What's kind of sad is that anyone knowledgable about crytology and the ECDSA algorithim used by Sony should've noticed immediately that their implementation wasn't working right. The parameters, R, n, K, and Da, geohot gives in the link above are what you need to your own signing. The "n" parameter is a constant based on the ecliptic curve used and doesn't need to be a secret. The "K" parameter is the now infamous random number that should've changed everytime something was signed. "Da" is the private key that's supposed to be kept secret but was easily discovered because "K" never changed.
"R" however, is part of the signature. It's not supposed to be a secret, it's used to verify the executable (or whatever) was actually signed by Sony, not any one else, and not modified in anyway. It's also not supposed to be a constant, each signature should have its own unique "R" value, but becase "K" never changes, neither does "R". Just by looking at the signatures their implentation generated, and seeing how half the signature is always the same, they could've seen that something was wrong. Ironically if they hadn't gone to the additional and unnecessary step of encrypting the signature in the executable it would've been blindingly obvious even to third-party developers who knew little about cryptology.
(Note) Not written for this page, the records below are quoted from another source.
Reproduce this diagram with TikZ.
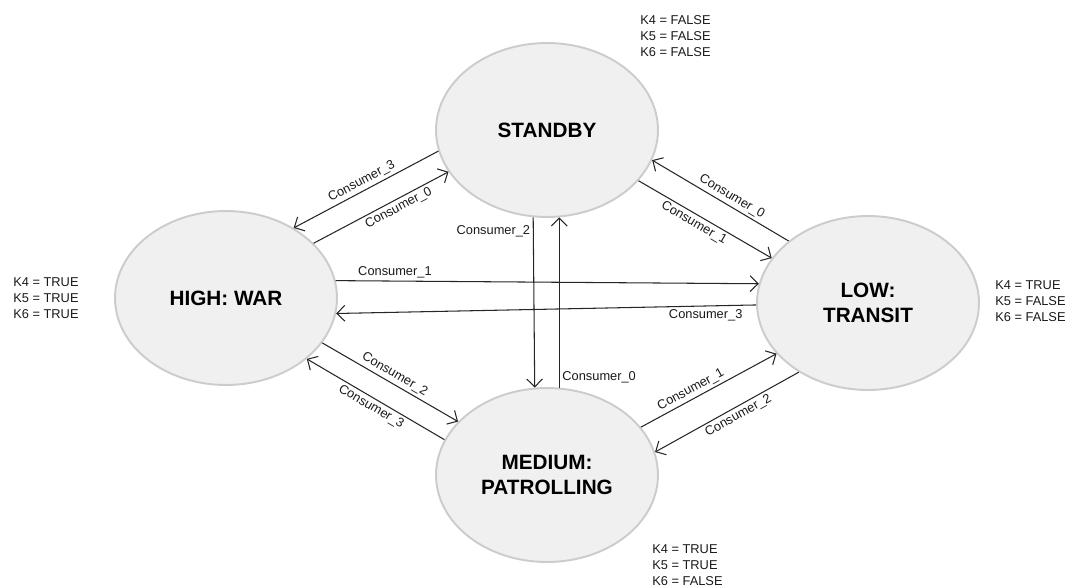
\documentclass[tikz,border=0pt]{standalone}
\usepackage{fontspec}
\setmainfont{Liberation Sans}
\usetikzlibrary{shapes.geometric}
\usetikzlibrary{arrows.meta}

\begin{document}
\begin{tikzpicture}[x=0.02cm,y=-0.02cm,
state/.style={ellipse,draw=black!20,line width=1.1pt,fill=black!6,
minimum width=4.44cm,minimum height=3.48cm,align=center,
font=\fontsize{11.8}{14.2}\selectfont\bfseries},
vars/.style={anchor=west,align=left,inner sep=0pt,
font=\fontsize{7.3}{9.2}\selectfont,text=black!90},
trans/.style={-{Straight Barb[length=4.5pt,width=9pt]},line width=0.6pt,draw=black!85},
lbl/.style={font=\fontsize{7.3}{8.8}\selectfont,inner sep=1.5pt,text=black!90}]
\useasboundingbox (0,0) rectangle (1073,586);

\node[state] (standby) at (547,130) {STANDBY};
\node[state] (high) at (226,298) {HIGH: WAR};
\node[state] (low) at (868,303) {LOW:\\TRANSIT};
\node[state] (medium) at (547,475) {MEDIUM:\\PATROLLING};

\node[vars] (kstandby) at (640,36) {K4 = FALSE\\K5 = FALSE\\K6 = FALSE};
\node[vars] (khigh) at (13,298) {K4 = TRUE\\K5 = TRUE\\K6 = TRUE};
\node[vars] (klow) at (995,301) {K4 = TRUE\\K5 = FALSE\\K6 = FALSE};
\node[vars] (kmedium) at (652,565) {K4 = TRUE\\K5 = TRUE\\K6 = FALSE};

\draw[trans] (standby.191) -- (high.46) node[lbl,midway,above,sloped]{Consumer\_3};
\draw[trans] (high.32.5) -- (standby.203) node[lbl,pos=0.6,below,sloped]{Consumer\_0};
\draw[trans] (standby.261.5) -- (medium.98.5) node[lbl,pos=0.08,left]{Consumer\_2};
\draw[trans] (medium.82) -- (standby.278) node[lbl,pos=0.06,right]{Consumer\_0};
\draw[trans] (low.142.7) -- (standby.344) node[lbl,pos=0.45,above,sloped]{Consumer\_0};
\draw[trans] (standby.331.5) -- (low.155.3) node[lbl,pos=0.45,below,sloped]{Consumer\_1};
\draw[trans] (high.9.7) -- (low.170.3) node[lbl,pos=0.14,above]{Consumer\_1};
\draw[trans] (low.181.5) -- (high.352.8) node[lbl,pos=0.12,below]{Consumer\_3};
\draw[trans] (high.335.8) -- (medium.149.5) node[lbl,midway,above,sloped]{Consumer\_2};
\draw[trans] (medium.161.4) -- (high.323.4) node[lbl,midway,below,sloped]{Consumer\_3};
\draw[trans] (medium.27.3) -- (low.209.5) node[lbl,pos=0.4,above,sloped]{Consumer\_1};
\draw[trans] (low.225) -- (medium.12.8) node[lbl,pos=0.45,below,sloped]{Consumer\_2};
\end{tikzpicture}
\end{document}
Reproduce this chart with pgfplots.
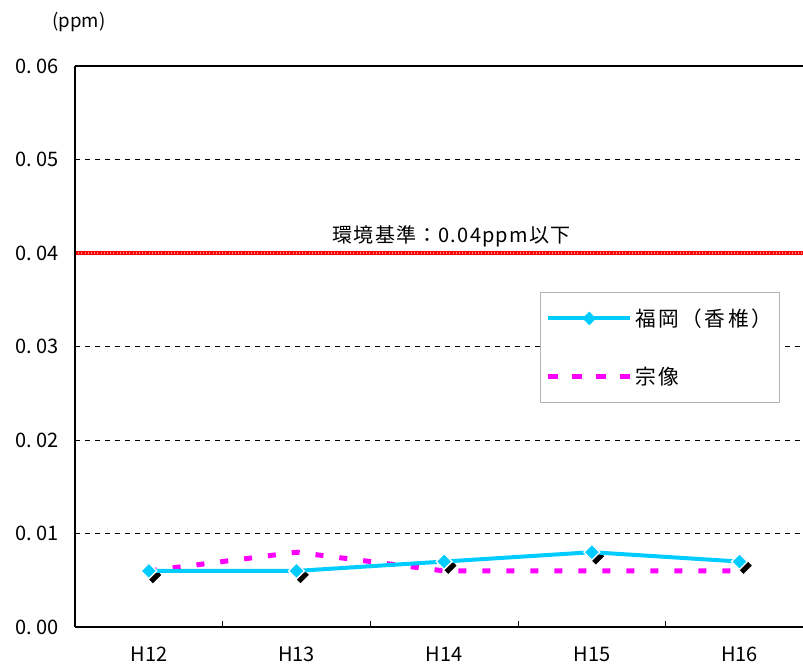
\documentclass[border=0pt]{standalone}
\usepackage{fontspec}
\setmainfont{Noto Sans CJK JP}
\newfontfamily\jpls[LetterSpace=12]{Noto Sans CJK JP}
\newfontfamily\jpsm[LetterSpace=6]{Noto Sans CJK JP}
\usepackage{pgfplots}
\usepackage{pgfplotstable}
\pgfplotsset{compat=1.18}

\definecolor{fukuoka}{RGB}{0,204,255}
\definecolor{munakata}{RGB}{255,0,255}

% 年度: H12..H16 -> 0..4
\pgfplotstableread{
x fukuoka munakata
0 0.006 0.006
1 0.006 0.008
2 0.007 0.006
3 0.008 0.006
4 0.007 0.006
}\datatable

\begin{document}
\begin{tikzpicture}
\useasboundingbox (-56.25pt,-30.75pt) rectangle (546pt,470.25pt);
\begin{axis}[
    at={(0,0)}, anchor=south west,
    scale only axis,
    width=546pt, height=420.75pt,
    xmin=-0.5, xmax=4.43,
    ymin=0, ymax=0.06,
    xtick={0,1,2,3,4},
    xticklabels={H12,H13,H14,H15,H16},
    minor xtick={0.5,1.5,2.5,3.5},
    xtick pos=bottom, xtick align=inside,
    major x tick style={draw=none},
    minor tick length=4.5pt,
    minor x tick style={black, line width=0.6pt},
    ytick={0,0.01,0.02,0.03,0.04,0.05,0.06},
    yticklabels={0.\hspace{3pt}00,0.\hspace{3pt}01,0.\hspace{3pt}02,0.\hspace{3pt}03,0.\hspace{3pt}04,0.\hspace{3pt}05,0.\hspace{3pt}06},
    ytick style={draw=none},
    scaled y ticks=false,
    ymajorgrids,
    grid style={black, line width=0.6pt, dash pattern=on 3.75pt off 3.75pt},
    separate axis lines,
    every outer y axis line/.append style={draw=none},
    axis line style={line width=1.2pt},
    tick label style={font=\fontsize{15}{17}\selectfont},
    yticklabel style={xshift=-9pt},
    xticklabel style={yshift=-11pt},
    clip mode=individual,
    legend style={
        at={(0.6387,0.597)}, anchor=north west,
        draw=gray!60, line width=0.75pt,
        font=\jpls\fontsize{15.5}{17}\selectfont,
        inner xsep=4pt, inner ysep=10pt,
        row sep=25pt,
    },
    legend cell align=left,
]

% 環境基準
\addplot[red, line width=3.5pt, forget plot] coordinates {(-0.5,0.04) (4.43,0.04)};
\addplot[red!45, line width=1pt, dash pattern=on 0.8pt off 1.6pt, forget plot] coordinates {(-0.5,0.04) (4.43,0.04)};

% 宗像 (破線)
\addplot[munakata, line width=3.75pt, dash pattern=on 6pt off 12pt, forget plot]
    table[x=x, y=munakata] {\datatable};

% 福岡 マーカーの影
\addplot[only marks, mark=square*, mark size=4.2pt, black,
    mark options={xshift=3pt, yshift=-3pt, rotate=45}, forget plot]
    table[x=x, y=fukuoka] {\datatable};

% 福岡（香椎）
\addplot[fukuoka, line width=3pt, mark=square*, mark size=4.2pt,
    mark options={rotate=45, fill=fukuoka, draw=white, line width=1pt, solid},
    legend image code/.code={
        \draw[fukuoka, line width=3pt] (0pt,0pt) -- (61.5pt,0pt);
        \fill[fukuoka] (30.75pt,0pt) +(0,3pt) -- +(3pt,0) -- +(0,-3pt) -- +(-3pt,0) -- cycle;
    }]
    table[x=x, y=fukuoka] {\datatable};
\addlegendentry{福岡（香椎）}

% 宗像 凡例用
\addlegendimage{legend image code/.code={
    \draw[munakata, line width=3.75pt, dash pattern=on 7.5pt off 10.5pt] (0pt,0pt) -- (61.5pt,0pt);
}}
\addlegendentry{宗像}

\draw[line width=1.2pt] (rel axis cs:0,0) -- (rel axis cs:0,1);

\node[font=\jpsm\fontsize{15}{17}\selectfont, anchor=base] at (axis cs:2.05,0.04) [yshift=7.5pt] {環境基準：0.04ppm以下};
\node[font=\fontsize{14}{16}\selectfont] at (rel axis cs:0,1) [xshift=3pt, yshift=33pt] {(ppm)};

\end{axis}
\end{tikzpicture}
\end{document}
This could've been caught and fixed before the PlayStation 3 was ever released to the public, if Sony had just been dumb and not also stupidly paranoid.
The prahase "Epic Fail" gets way over used, but this time...
(As for the rest of the constants, the "pub" parameter is probably Sony's now uninteresting ECDSA public key. "erk" and "riv" are the secret parameters of the AES encryption method used to encrypt executables.)